Reviewer: The Guardian (Adversarial Skeptic)

Summary

The authors present "Aquila," a comprehensive framework for Sparse Matrix-Dense Matrix Multiplication (SpMM) acceleration. The central thesis is that traditional matrix-based representations are fundamentally flawed for handling irregular sparsity. To address this, they propose a multi-stage solution involving: (1) reformulating SpMM as a graph problem, (2) a runtime, non-contiguous tiling strategy based on "vertex decomposition" and "adaptive depth traversal" (ADT), (3) a novel "Pull-after-Push" (PaP) hybrid dataflow, and (4) a corresponding "Bidirectional Fiber Tree" (BFT) data format. The authors claim this full-stack approach yields significant speedups and energy efficiency improvements over several state-of-the-art accelerators. While the ambition is noted, the work introduces substantial complexity and runtime overheads, and its core contributions appear to be insufficiently distinguished from established principles in graph partitioning, raising questions about the necessity of the proposed hardware.

Strengths

1. Problem Identification: The paper correctly identifies a key limitation of conventional SpMM accelerators: the reliance on rigid, coordinate-aligned tiling schemes that fail to capture the true data locality inherent in the connectivity patterns of sparse matrices.
2. Full-Stack Approach: The authors have undertaken a comprehensive design, considering the problem from the theoretical level of graph abstraction down to the microarchitecture of processing elements and a custom data format.
3. Scope of Evaluation: The evaluation is conducted across a diverse set of datasets with varying sparsity patterns and dimensions, which is a necessary condition for validating a general-purpose SpMM solution.

Weaknesses

1. Unjustified Runtime Complexity: The core of the proposed method is the Non-Contiguous Tiling (NCT) Engine, which performs graph traversal and partitioning (vertex decomposition, ADT) at runtime. This is a fundamentally expensive operation. The authors' own analysis (Figure 18, page 11) reveals that this "preprocessing" consumes up to 14.74% of the total execution time for the MIN dataset. For many latency-critical applications, this level of front-loaded overhead is unacceptable. The paper fails to provide a convincing argument for why this complex, power-hungry runtime engine is superior to using well-established, offline graph partitioning algorithms (e.g., METIS, k-way partitioning) that could achieve similar or better tile quality without any runtime cost.

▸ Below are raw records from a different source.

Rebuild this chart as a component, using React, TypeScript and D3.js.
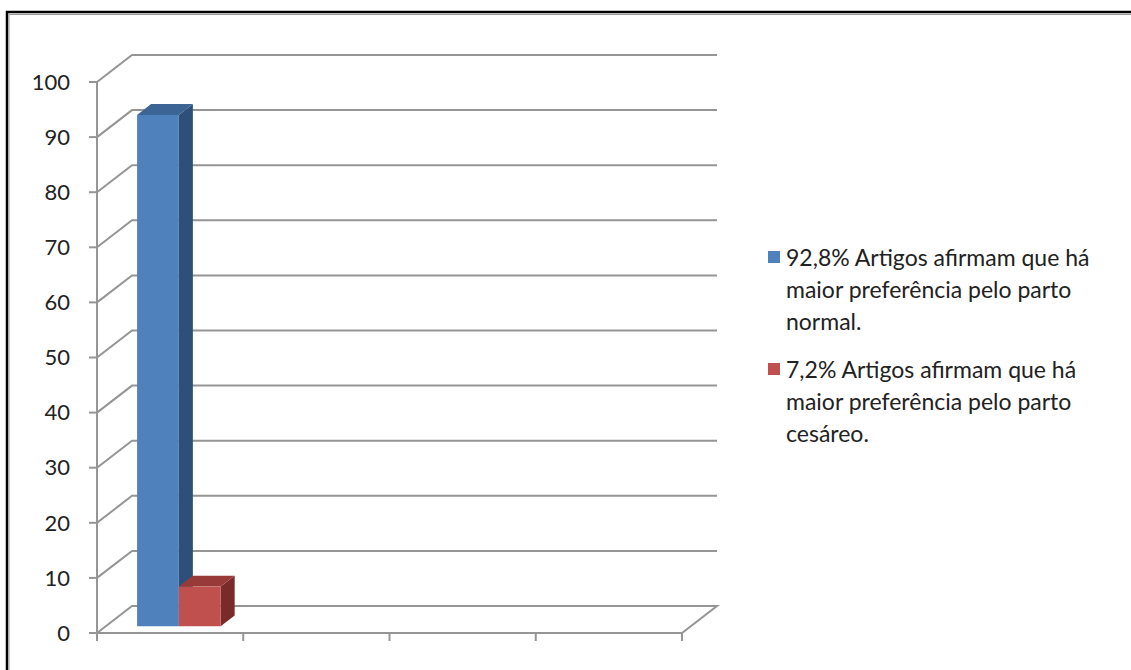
import React, { useEffect, useRef } from "react";
import * as d3 from "d3";

const categories = ["", "", "", ""];
const seriesNames = ["normal", "cesareo"];
const seriesValues: (number | null)[][] = [
  [92.8, null, null, null],
  [7.2, null, null, null],
];
const yTicks = [0, 10, 20, 30, 40, 50, 60, 70, 80, 90, 100];
const legendLines = [
  ["92,8% Artigos afirmam que há", "maior preferência pelo parto", "normal."],
  ["7,2% Artigos afirmam que há", "maior preferência pelo parto", "cesáreo."],
];
const colors = [
  { front: "#4F81BD", top: "#3C6596", side: "#2E5078" },
  { front: "#C0504D", top: "#983A38", side: "#7A2B29" },
];

const W = 1131;
const H = 670;
const FONT = "Lato, 'Open Sans', sans-serif";

export default function App() {
  const ref = useRef<SVGSVGElement>(null);

  useEffect(() => {
    document.body.style.margin = "0";
    const svg = d3.select(ref.current);
    svg.selectAll("*").remove();

    // frame
    svg.append("rect").attr("x", 7).attr("y", 12).attr("width", W).attr("height", H)
      .attr("fill", "#fff").attr("stroke", "#000").attr("stroke-width", 2.5);
    svg.append("path").attr("d", `M9,${H} V14.5 H${W}`).attr("fill", "none")
      .attr("stroke", "#999").attr("stroke-width", 1);

    const x0 = 97, x1 = 682;
    const depth = { dx: 35, dy: -27 };
    const y = d3.scaleLinear().domain([0, 100]).range([633, 82]);
    const xCat = d3.scaleBand<number>().domain(d3.range(categories.length)).range([x0, x1]);
    const xSer = d3.scaleBand<number>().domain(d3.range(seriesNames.length))
      .range([0, xCat.bandwidth()]).paddingOuter(0.75).paddingInner(0);

    const grid = svg.append("g").attr("fill", "none").attr("stroke", "#959595").attr("stroke-width", 2);
    yTicks.forEach((t) => {
      const yy = y(t);
      if (t === 0) {
        grid.append("path").attr("d",
          `M${x0},${yy} L${x0 + depth.dx},${yy + depth.dy} H${x1 + depth.dx} L${x1},${yy} H${x0}`);
      } else {
        grid.append("path").attr("d",
          `M${x0},${yy} L${x0 + depth.dx},${yy + depth.dy} H${x1 + depth.dx}`);
      }
      grid.append("line").attr("x1", x0 - 8).attr("x2", x0).attr("y1", yy).attr("y2", yy);
    });
    grid.append("line").attr("x1", x0).attr("x2", x0).attr("y1", y(100)).attr("y2", y(0) + 8);
    d3.range(categories.length + 1).forEach((i) => {
      const xx = x0 + i * xCat.bandwidth();
      grid.append("line").attr("x1", xx).attr("x2", xx).attr("y1", y(0)).attr("y2", y(0) + 8);
    });

    // tick labels
    svg.append("g").selectAll("text").data(yTicks).join("text")
      .attr("x", 70).attr("y", (d) => y(d)).attr("dy", "0.35em")
      .attr("text-anchor", "end").attr("font-family", FONT).attr("font-size", 22)
      .attr("fill", "#222").text((d) => String(d));

    // bars
    const fFront = 0.25, fBack = 0.65;
    const bars = svg.append("g");
    seriesValues.forEach((vals, s) => {
      vals.forEach((v, c) => {
        if (v == null) return;
        const bx = (xCat(c) as number) + (xSer(s) as number) + fFront * depth.dx;
        const bw = xSer.bandwidth();
        const by0 = y(0) + fFront * depth.dy;
        const by1 = y(v) + fFront * depth.dy;
        const ddx = (fBack - fFront) * depth.dx;
        const ddy = (fBack - fFront) * depth.dy;
        bars.append("path").attr("fill", colors[s].side)
          .attr("d", `M${bx + bw},${by1} L${bx + bw + ddx},${by1 + ddy} V${by0 + ddy} L${bx + bw},${by0} Z`);
        bars.append("path").attr("fill", colors[s].top)
          .attr("d", `M${bx},${by1} L${bx + ddx},${by1 + ddy} H${bx + bw + ddx} L${bx + bw},${by1} Z`);
        bars.append("rect").attr("fill", colors[s].front)
          .attr("x", bx).attr("y", by1).attr("width", bw).attr("height", by0 - by1);
      });
    });

    // legend
    const leg = svg.append("g");
    const blockY = [266, 378];
    legendLines.forEach((lines, s) => {
      leg.append("rect").attr("x", 768).attr("y", blockY[s] - 15).attr("width", 12).attr("height", 12)
        .attr("fill", colors[s].front);
      lines.forEach((ln, i) => {
        leg.append("text").attr("x", 786).attr("y", blockY[s] + i * 32)
          .attr("font-family", FONT).attr("font-size", 23).attr("fill", "#222").text(ln);
      });
    });
  }, []);

  return (
    <svg ref={ref} width={W} height={H} style={{ display: "block", position: "absolute", left: 0, top: 0 }} />
  );
}
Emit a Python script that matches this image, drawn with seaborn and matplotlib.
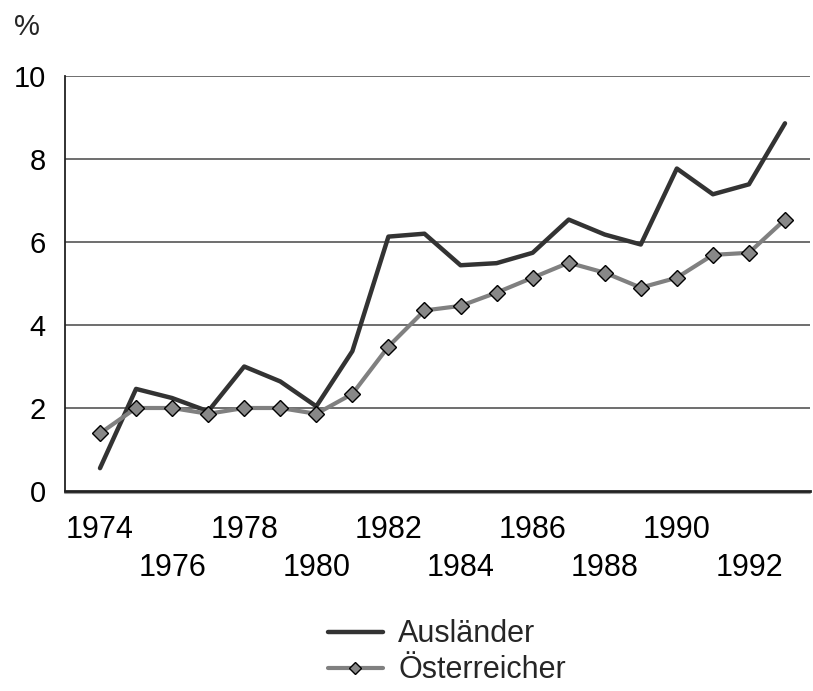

2. Questionable Novelty of Tiling Heuristics: The proposed "Adaptive Depth Traversal" is presented as a novel technique. However, it appears to be a constrained breadth-first/depth-first search heuristic aimed at maximizing two-hop path locality (Section 3.1.2, page 4). The fundamental principles are not new and are related to community detection and graph partitioning. The paper lacks a direct, quantitative comparison against existing, highly-optimized sparse matrix reordering and partitioning libraries. Without this comparison, the claims of superiority for ADT are unsubstantiated.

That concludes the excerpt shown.